Although it's a hack, this approach gives great performance. And it shows that taking jstack snapshots of your cluster is the best way to understand why your big data application is so slow.

Friday, May 5, 2017

Spark OutOfMemoryErrors.


Spark can deal with data sets that are much larger than the available physical memory. So, you never have problems with OutOfMemoryErrors, right? Well, no. It depends what you're doing.

When asked how to avoid OOMEs, the first thing people generally say is increase the number of partitions so that there is never too much data in memory at one time. However, this doesn't always work and you're better off having a look at the root cause.

This very week was one of those times. I was getting FetchFailedException. "This error is almost guaranteed to be caused by memory issues on your executors" (from here). Increasing the number of partitions didn't help.

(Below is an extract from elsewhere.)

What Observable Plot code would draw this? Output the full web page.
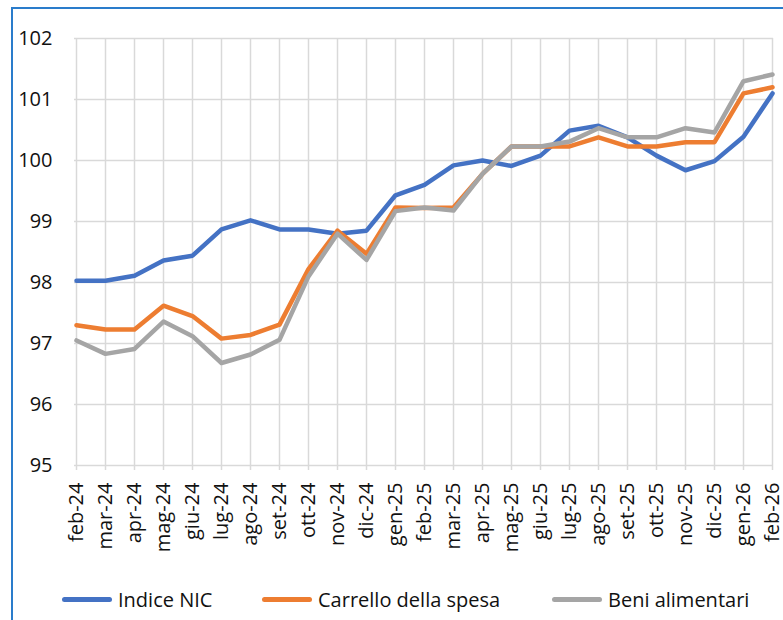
<!DOCTYPE html>
<html>
<head>
<meta charset="utf-8">
<script src="https://cdn.jsdelivr.net/npm/d3@7"></script>
<script src="https://cdn.jsdelivr.net/npm/@observablehq/plot@0.6"></script>
<style>
  html, body { margin: 0; padding: 0; background: #fff; }
  body { width: 783px; height: 620px; overflow: hidden; position: relative; font-family: "Open Sans", sans-serif; }
  #frame { position: absolute; left: 11px; top: 7px; width: 900px; height: 800px; border-left: 2px solid #2A7CCB; border-top: 2px solid #2A7CCB; }
  #chart { position: absolute; left: 0; top: 0; }
  #legend { position: absolute; left: 0; top: 586px; width: 783px; font-size: 20px; color: #111; }
  .item { position: absolute; display: flex; align-items: center; white-space: nowrap; }
  .sw { width: 50px; height: 5px; border-radius: 3px; margin-right: 6px; }
</style>
</head>
<body>
<div id="frame"></div>
<div id="chart"></div>
<div id="legend"></div>
<script>
const months = ["feb-24","mar-24","apr-24","mag-24","giu-24","lug-24","ago-24","set-24","ott-24","nov-24","dic-24","gen-25","feb-25","mar-25","apr-25","mag-25","giu-25","lug-25","ago-25","set-25","ott-25","nov-25","dic-25","gen-26","feb-26"];
const seriesNames = ["Indice NIC","Carrello della spesa","Beni alimentari"];
const seriesColors = ["#4472C4","#ED7D31","#A5A5A5"];
const indiceNIC = [98.03,98.03,98.11,98.36,98.44,98.87,99.02,98.87,98.87,98.80,98.85,99.43,99.60,99.92,100.00,99.91,100.08,100.49,100.57,100.38,100.08,99.84,99.99,100.39,101.10];
const carrello = [97.30,97.23,97.23,97.62,97.45,97.08,97.14,97.31,98.22,98.85,98.47,99.23,99.22,99.23,99.78,100.23,100.23,100.23,100.38,100.23,100.23,100.30,100.30,101.10,101.20];
const beni = [97.05,96.83,96.91,97.36,97.12,96.68,96.82,97.06,98.10,98.80,98.37,99.17,99.23,99.18,99.78,100.23,100.23,100.31,100.53,100.38,100.38,100.53,100.46,101.30,101.41];
const yTicks = [95,96,97,98,99,100,101,102];

const seriesValues = [indiceNIC, carrello, beni];
const data = [];
seriesNames.forEach((s, i) => months.forEach((m, j) => data.push({series: s, month: m, value: seriesValues[i][j]})));

const chart = Plot.plot({
  width: 783,
  height: 575,
  marginTop: 38,
  marginBottom: 110,
  marginLeft: 74,
  marginRight: 10,
  style: {fontFamily: "'Open Sans', sans-serif", fontSize: "20px", color: "#111", background: "transparent"},
  x: {type: "point", domain: months, padding: 0, label: null},
  y: {domain: [95, 102], label: null},
  color: {domain: seriesNames, range: seriesColors},
  marks: [
    Plot.gridX(months, {stroke: "#d9d9d9", strokeOpacity: 1, strokeWidth: 1.5}),
    Plot.gridY(yTicks, {stroke: "#d9d9d9", strokeOpacity: 1, strokeWidth: 1.5}),
    Plot.axisX(months, {tickRotate: -90, tickSize: 5, tickPadding: 12, stroke: "#d9d9d9", strokeWidth: 1.5, fontSize: 20}),
    Plot.axisY(yTicks, {tickSize: 0, tickPadding: 22, fontSize: 20, tickFormat: d => String(d)}),
    Plot.lineY(data, {x: "month", y: "value", z: "series", stroke: "series", strokeWidth: 4.5, strokeLinejoin: "round"})
  ]
});
document.getElementById("chart").appendChild(chart);

const legend = document.getElementById("legend");
const lefts = [62, 262, 552];
seriesNames.forEach((s, i) => {
  const it = document.createElement("div");
  it.className = "item";
  it.style.left = lefts[i] + "px";
  const sw = document.createElement("span");
  sw.className = "sw";
  sw.style.background = seriesColors[i];
  const t = document.createElement("span");
  t.textContent = s;
  it.appendChild(sw); it.appendChild(t);
  legend.appendChild(it);
});
</script>
</body>
</html>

The problem was that I had to find similar entities and declare there was a relationship between them. Foolishly, I tried to do a Cartesian product of all entities that were similar. This is fine 99.99% of the time but scales very badly - O(n2) - for outlying data points where n is large.

The symptoms were that everything was running tickety-boo until the very end where the last few partitions were taking tens of minutes and then the fatal FetchFailedException was thrown.

These pairs were going to be passed to GraphX's Connected Components algorithm so instead of creating a complete graph (which is what the Cartesian product of the entities would give you) you need to a different graph topology. This is not as simple as it sounds as you have to be a little clever in choosing an alternative. For instance, a graph that is just a line will take ages for GraphX to process if it is sufficiently large. For me, my driver ran out of memory after tens of thousands of Pregel supersteps.

A more efficient approach is a star topology that has branches of length 1. This graph is very quickly explored by Pregel/ConnectedComponents and has the same effect as a complete graph or a line since all vertices are part of the same connected component and we don't care at this point how they got there.

The result was the whole graph was processed in about 20 minutes.